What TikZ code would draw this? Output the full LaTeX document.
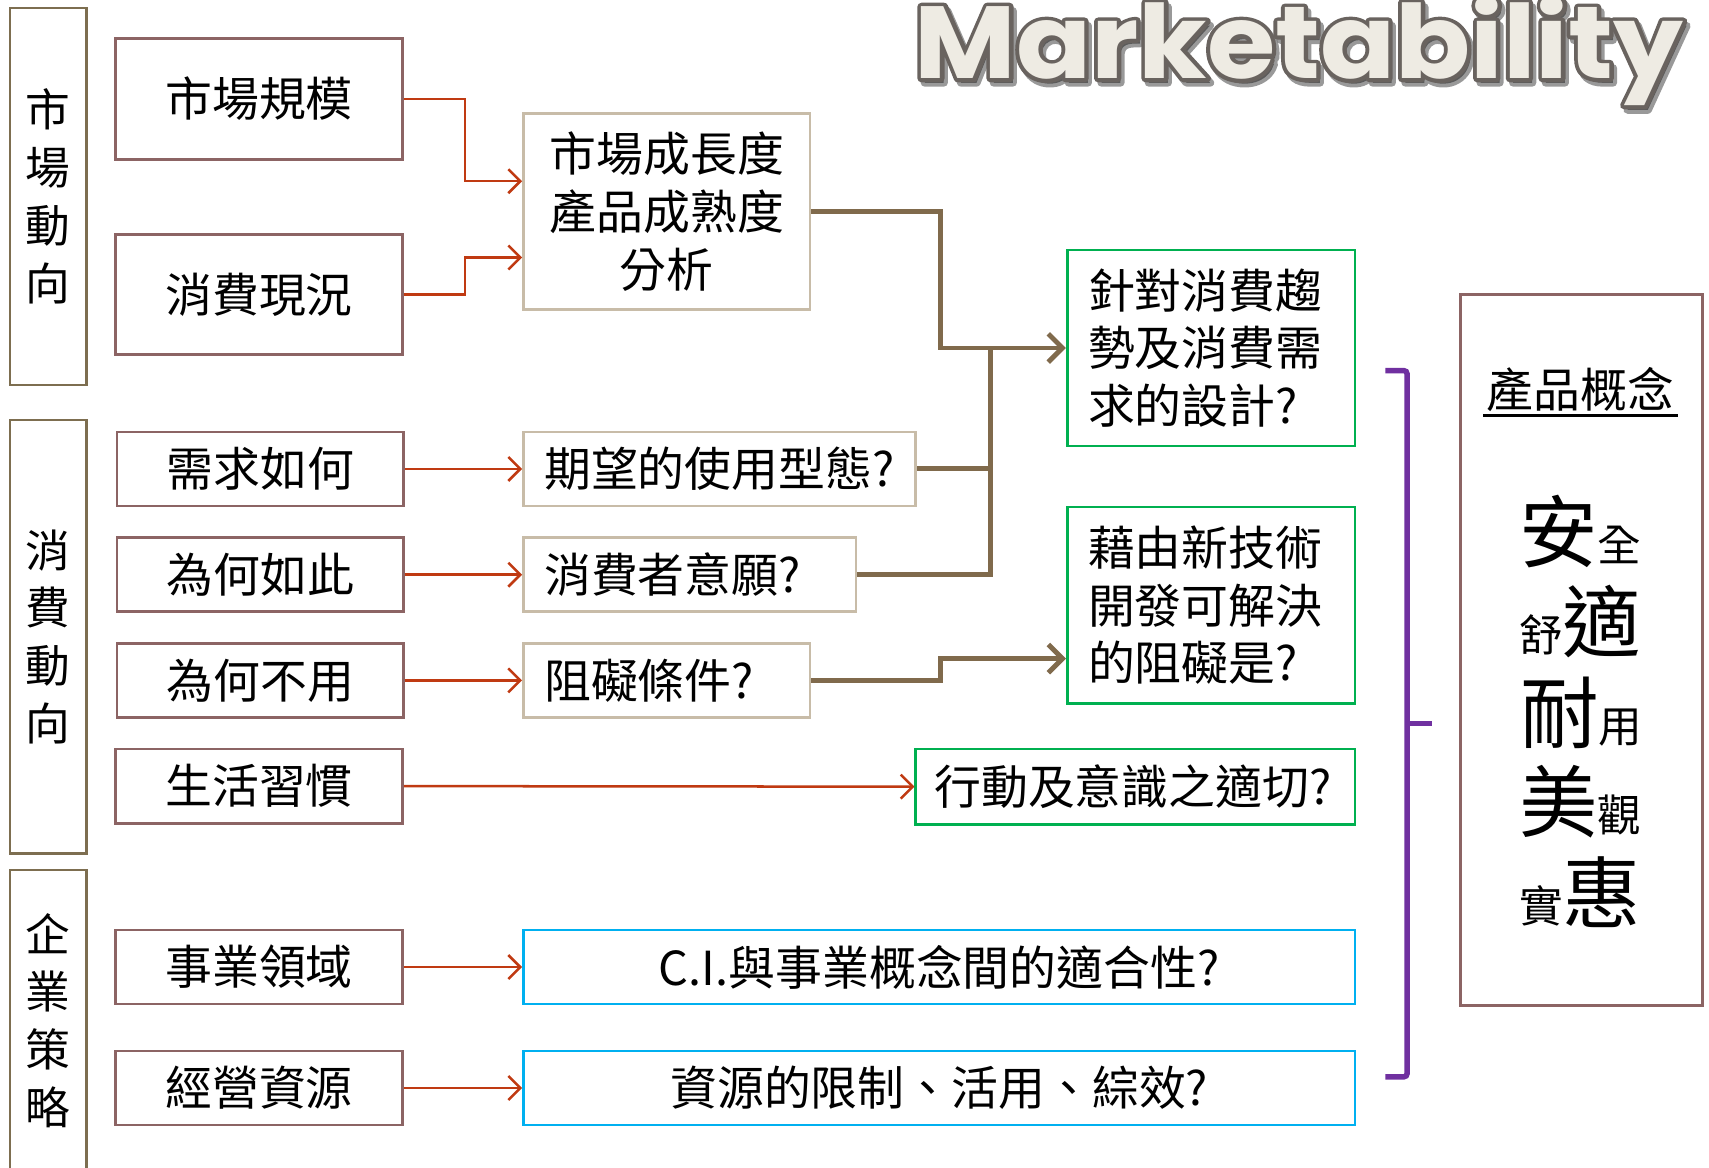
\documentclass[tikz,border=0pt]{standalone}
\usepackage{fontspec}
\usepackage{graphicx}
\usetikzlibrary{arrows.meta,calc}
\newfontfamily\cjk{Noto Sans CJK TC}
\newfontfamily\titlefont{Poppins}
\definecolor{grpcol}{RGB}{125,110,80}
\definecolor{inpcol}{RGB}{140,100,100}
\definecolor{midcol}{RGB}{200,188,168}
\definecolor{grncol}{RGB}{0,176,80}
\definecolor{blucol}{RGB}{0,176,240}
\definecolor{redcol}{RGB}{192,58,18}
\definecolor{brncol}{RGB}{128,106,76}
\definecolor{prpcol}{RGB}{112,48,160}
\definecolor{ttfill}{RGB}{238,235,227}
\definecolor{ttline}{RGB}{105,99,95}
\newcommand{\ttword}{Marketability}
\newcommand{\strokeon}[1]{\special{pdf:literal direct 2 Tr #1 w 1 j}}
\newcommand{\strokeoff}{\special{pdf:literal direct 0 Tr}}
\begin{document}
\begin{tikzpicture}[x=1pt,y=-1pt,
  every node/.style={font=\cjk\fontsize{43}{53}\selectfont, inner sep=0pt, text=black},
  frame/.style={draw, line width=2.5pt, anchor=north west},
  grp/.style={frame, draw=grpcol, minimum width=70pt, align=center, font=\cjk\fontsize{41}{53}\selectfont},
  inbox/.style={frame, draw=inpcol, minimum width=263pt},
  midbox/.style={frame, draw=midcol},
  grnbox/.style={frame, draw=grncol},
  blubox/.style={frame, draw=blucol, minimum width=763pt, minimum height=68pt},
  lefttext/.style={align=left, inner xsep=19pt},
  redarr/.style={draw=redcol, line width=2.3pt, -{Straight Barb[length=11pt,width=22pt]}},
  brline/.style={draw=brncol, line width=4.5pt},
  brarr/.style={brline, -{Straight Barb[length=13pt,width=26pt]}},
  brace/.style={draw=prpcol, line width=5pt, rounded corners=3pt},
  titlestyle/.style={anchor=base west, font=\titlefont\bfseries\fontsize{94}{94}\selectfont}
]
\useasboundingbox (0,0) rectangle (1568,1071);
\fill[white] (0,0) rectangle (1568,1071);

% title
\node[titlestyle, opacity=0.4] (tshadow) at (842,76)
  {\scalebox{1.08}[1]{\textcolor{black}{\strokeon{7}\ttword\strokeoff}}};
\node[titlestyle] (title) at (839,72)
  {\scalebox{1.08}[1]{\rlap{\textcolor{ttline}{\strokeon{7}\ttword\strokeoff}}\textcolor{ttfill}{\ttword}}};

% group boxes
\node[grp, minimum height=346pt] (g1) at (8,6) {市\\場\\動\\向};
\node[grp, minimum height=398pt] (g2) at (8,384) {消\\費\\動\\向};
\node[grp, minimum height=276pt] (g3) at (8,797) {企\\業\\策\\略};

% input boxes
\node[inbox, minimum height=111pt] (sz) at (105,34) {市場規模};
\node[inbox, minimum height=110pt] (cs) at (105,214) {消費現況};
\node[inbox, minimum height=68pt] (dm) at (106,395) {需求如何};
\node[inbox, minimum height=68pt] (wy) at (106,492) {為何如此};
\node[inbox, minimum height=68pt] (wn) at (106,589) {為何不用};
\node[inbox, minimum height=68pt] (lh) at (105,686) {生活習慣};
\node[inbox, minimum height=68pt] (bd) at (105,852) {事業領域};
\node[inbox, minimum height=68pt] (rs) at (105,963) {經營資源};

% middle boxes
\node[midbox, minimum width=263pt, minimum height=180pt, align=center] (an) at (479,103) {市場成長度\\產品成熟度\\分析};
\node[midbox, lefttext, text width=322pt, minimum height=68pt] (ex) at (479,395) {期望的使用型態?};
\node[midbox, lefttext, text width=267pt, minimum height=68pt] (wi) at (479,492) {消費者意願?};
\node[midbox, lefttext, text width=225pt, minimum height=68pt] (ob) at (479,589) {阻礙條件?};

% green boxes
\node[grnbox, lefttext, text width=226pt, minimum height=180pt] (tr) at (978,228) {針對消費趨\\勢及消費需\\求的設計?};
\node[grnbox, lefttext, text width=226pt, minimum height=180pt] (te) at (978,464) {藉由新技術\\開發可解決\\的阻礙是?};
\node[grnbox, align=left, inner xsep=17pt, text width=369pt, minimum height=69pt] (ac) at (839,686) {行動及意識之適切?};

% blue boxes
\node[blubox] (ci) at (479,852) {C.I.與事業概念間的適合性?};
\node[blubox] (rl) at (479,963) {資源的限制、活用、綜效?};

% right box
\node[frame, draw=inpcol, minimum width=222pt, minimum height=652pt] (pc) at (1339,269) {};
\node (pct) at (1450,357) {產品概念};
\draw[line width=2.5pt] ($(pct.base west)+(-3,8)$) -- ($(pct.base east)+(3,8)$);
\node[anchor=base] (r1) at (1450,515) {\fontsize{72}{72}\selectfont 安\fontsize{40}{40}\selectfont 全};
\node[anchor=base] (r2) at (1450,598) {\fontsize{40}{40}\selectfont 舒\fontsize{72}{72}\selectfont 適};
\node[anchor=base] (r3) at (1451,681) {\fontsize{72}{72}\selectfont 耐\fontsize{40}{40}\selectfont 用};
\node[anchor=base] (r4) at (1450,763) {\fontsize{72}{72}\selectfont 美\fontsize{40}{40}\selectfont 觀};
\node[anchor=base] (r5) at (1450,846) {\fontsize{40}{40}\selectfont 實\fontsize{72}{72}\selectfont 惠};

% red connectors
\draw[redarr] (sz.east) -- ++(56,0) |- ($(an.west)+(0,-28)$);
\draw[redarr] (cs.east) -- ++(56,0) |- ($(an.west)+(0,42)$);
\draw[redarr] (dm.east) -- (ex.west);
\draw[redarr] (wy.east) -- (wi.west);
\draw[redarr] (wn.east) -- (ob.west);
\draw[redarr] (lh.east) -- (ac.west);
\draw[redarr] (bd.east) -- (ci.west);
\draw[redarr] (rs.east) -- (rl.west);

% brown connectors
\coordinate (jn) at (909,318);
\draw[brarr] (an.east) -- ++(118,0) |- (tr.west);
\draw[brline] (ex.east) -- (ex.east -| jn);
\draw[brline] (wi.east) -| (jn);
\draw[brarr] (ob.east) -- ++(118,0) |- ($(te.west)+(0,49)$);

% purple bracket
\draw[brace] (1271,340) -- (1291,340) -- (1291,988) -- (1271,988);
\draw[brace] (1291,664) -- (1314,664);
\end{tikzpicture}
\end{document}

---------------

▶ **Exercise brief**: Quote each line of the listing exactly, but leave the pictures out.

▶ **Finished task**:
What TikZ code would draw this? Output the full LaTeX document.
\documentclass[tikz,border=0pt]{standalone}
\usepackage{fontspec}
\usepackage{graphicx}
\usetikzlibrary{arrows.meta,calc}
\newfontfamily\cjk{Noto Sans CJK TC}
\newfontfamily\titlefont{Poppins}
\definecolor{grpcol}{RGB}{125,110,80}
\definecolor{inpcol}{RGB}{140,100,100}
\definecolor{midcol}{RGB}{200,188,168}
\definecolor{grncol}{RGB}{0,176,80}
\definecolor{blucol}{RGB}{0,176,240}
\definecolor{redcol}{RGB}{192,58,18}
\definecolor{brncol}{RGB}{128,106,76}
\definecolor{prpcol}{RGB}{112,48,160}
\definecolor{ttfill}{RGB}{238,235,227}
\definecolor{ttline}{RGB}{105,99,95}
\newcommand{\ttword}{Marketability}
\newcommand{\strokeon}[1]{\special{pdf:literal direct 2 Tr #1 w 1 j}}
\newcommand{\strokeoff}{\special{pdf:literal direct 0 Tr}}
\begin{document}
\begin{tikzpicture}[x=1pt,y=-1pt,
  every node/.style={font=\cjk\fontsize{43}{53}\selectfont, inner sep=0pt, text=black},
  frame/.style={draw, line width=2.5pt, anchor=north west},
  grp/.style={frame, draw=grpcol, minimum width=70pt, align=center, font=\cjk\fontsize{41}{53}\selectfont},
  inbox/.style={frame, draw=inpcol, minimum width=263pt},
  midbox/.style={frame, draw=midcol},
  grnbox/.style={frame, draw=grncol},
  blubox/.style={frame, draw=blucol, minimum width=763pt, minimum height=68pt},
  lefttext/.style={align=left, inner xsep=19pt},
  redarr/.style={draw=redcol, line width=2.3pt, -{Straight Barb[length=11pt,width=22pt]}},
  brline/.style={draw=brncol, line width=4.5pt},
  brarr/.style={brline, -{Straight Barb[length=13pt,width=26pt]}},
  brace/.style={draw=prpcol, line width=5pt, rounded corners=3pt},
  titlestyle/.style={anchor=base west, font=\titlefont\bfseries\fontsize{94}{94}\selectfont}
]
\useasboundingbox (0,0) rectangle (1568,1071);
\fill[white] (0,0) rectangle (1568,1071);

% title
\node[titlestyle, opacity=0.4] (tshadow) at (842,76)
  {\scalebox{1.08}[1]{\textcolor{black}{\strokeon{7}\ttword\strokeoff}}};
\node[titlestyle] (title) at (839,72)
  {\scalebox{1.08}[1]{\rlap{\textcolor{ttline}{\strokeon{7}\ttword\strokeoff}}\textcolor{ttfill}{\ttword}}};

% group boxes
\node[grp, minimum height=346pt] (g1) at (8,6) {市\\場\\動\\向};
\node[grp, minimum height=398pt] (g2) at (8,384) {消\\費\\動\\向};
\node[grp, minimum height=276pt] (g3) at (8,797) {企\\業\\策\\略};

% input boxes
\node[inbox, minimum height=111pt] (sz) at (105,34) {市場規模};
\node[inbox, minimum height=110pt] (cs) at (105,214) {消費現況};
\node[inbox, minimum height=68pt] (dm) at (106,395) {需求如何};
\node[inbox, minimum height=68pt] (wy) at (106,492) {為何如此};
\node[inbox, minimum height=68pt] (wn) at (106,589) {為何不用};
\node[inbox, minimum height=68pt] (lh) at (105,686) {生活習慣};
\node[inbox, minimum height=68pt] (bd) at (105,852) {事業領域};
\node[inbox, minimum height=68pt] (rs) at (105,963) {經營資源};

% middle boxes
\node[midbox, minimum width=263pt, minimum height=180pt, align=center] (an) at (479,103) {市場成長度\\產品成熟度\\分析};
\node[midbox, lefttext, text width=322pt, minimum height=68pt] (ex) at (479,395) {期望的使用型態?};
\node[midbox, lefttext, text width=267pt, minimum height=68pt] (wi) at (479,492) {消費者意願?};
\node[midbox, lefttext, text width=225pt, minimum height=68pt] (ob) at (479,589) {阻礙條件?};

% green boxes
\node[grnbox, lefttext, text width=226pt, minimum height=180pt] (tr) at (978,228) {針對消費趨\\勢及消費需\\求的設計?};
\node[grnbox, lefttext, text width=226pt, minimum height=180pt] (te) at (978,464) {藉由新技術\\開發可解決\\的阻礙是?};
\node[grnbox, align=left, inner xsep=17pt, text width=369pt, minimum height=69pt] (ac) at (839,686) {行動及意識之適切?};

% blue boxes
\node[blubox] (ci) at (479,852) {C.I.與事業概念間的適合性?};
\node[blubox] (rl) at (479,963) {資源的限制、活用、綜效?};

% right box
\node[frame, draw=inpcol, minimum width=222pt, minimum height=652pt] (pc) at (1339,269) {};
\node (pct) at (1450,357) {產品概念};
\draw[line width=2.5pt] ($(pct.base west)+(-3,8)$) -- ($(pct.base east)+(3,8)$);
\node[anchor=base] (r1) at (1450,515) {\fontsize{72}{72}\selectfont 安\fontsize{40}{40}\selectfont 全};
\node[anchor=base] (r2) at (1450,598) {\fontsize{40}{40}\selectfont 舒\fontsize{72}{72}\selectfont 適};
\node[anchor=base] (r3) at (1451,681) {\fontsize{72}{72}\selectfont 耐\fontsize{40}{40}\selectfont 用};
\node[anchor=base] (r4) at (1450,763) {\fontsize{72}{72}\selectfont 美\fontsize{40}{40}\selectfont 觀};
\node[anchor=base] (r5) at (1450,846) {\fontsize{40}{40}\selectfont 實\fontsize{72}{72}\selectfont 惠};

% red connectors
\draw[redarr] (sz.east) -- ++(56,0) |- ($(an.west)+(0,-28)$);
\draw[redarr] (cs.east) -- ++(56,0) |- ($(an.west)+(0,42)$);
\draw[redarr] (dm.east) -- (ex.west);
\draw[redarr] (wy.east) -- (wi.west);
\draw[redarr] (wn.east) -- (ob.west);
\draw[redarr] (lh.east) -- (ac.west);
\draw[redarr] (bd.east) -- (ci.west);
\draw[redarr] (rs.east) -- (rl.west);

% brown connectors
\coordinate (jn) at (909,318);
\draw[brarr] (an.east) -- ++(118,0) |- (tr.west);
\draw[brline] (ex.east) -- (ex.east -| jn);
\draw[brline] (wi.east) -| (jn);
\draw[brarr] (ob.east) -- ++(118,0) |- ($(te.west)+(0,49)$);

% purple bracket
\draw[brace] (1271,340) -- (1291,340) -- (1291,988) -- (1271,988);
\draw[brace] (1291,664) -- (1314,664);
\end{tikzpicture}
\end{document}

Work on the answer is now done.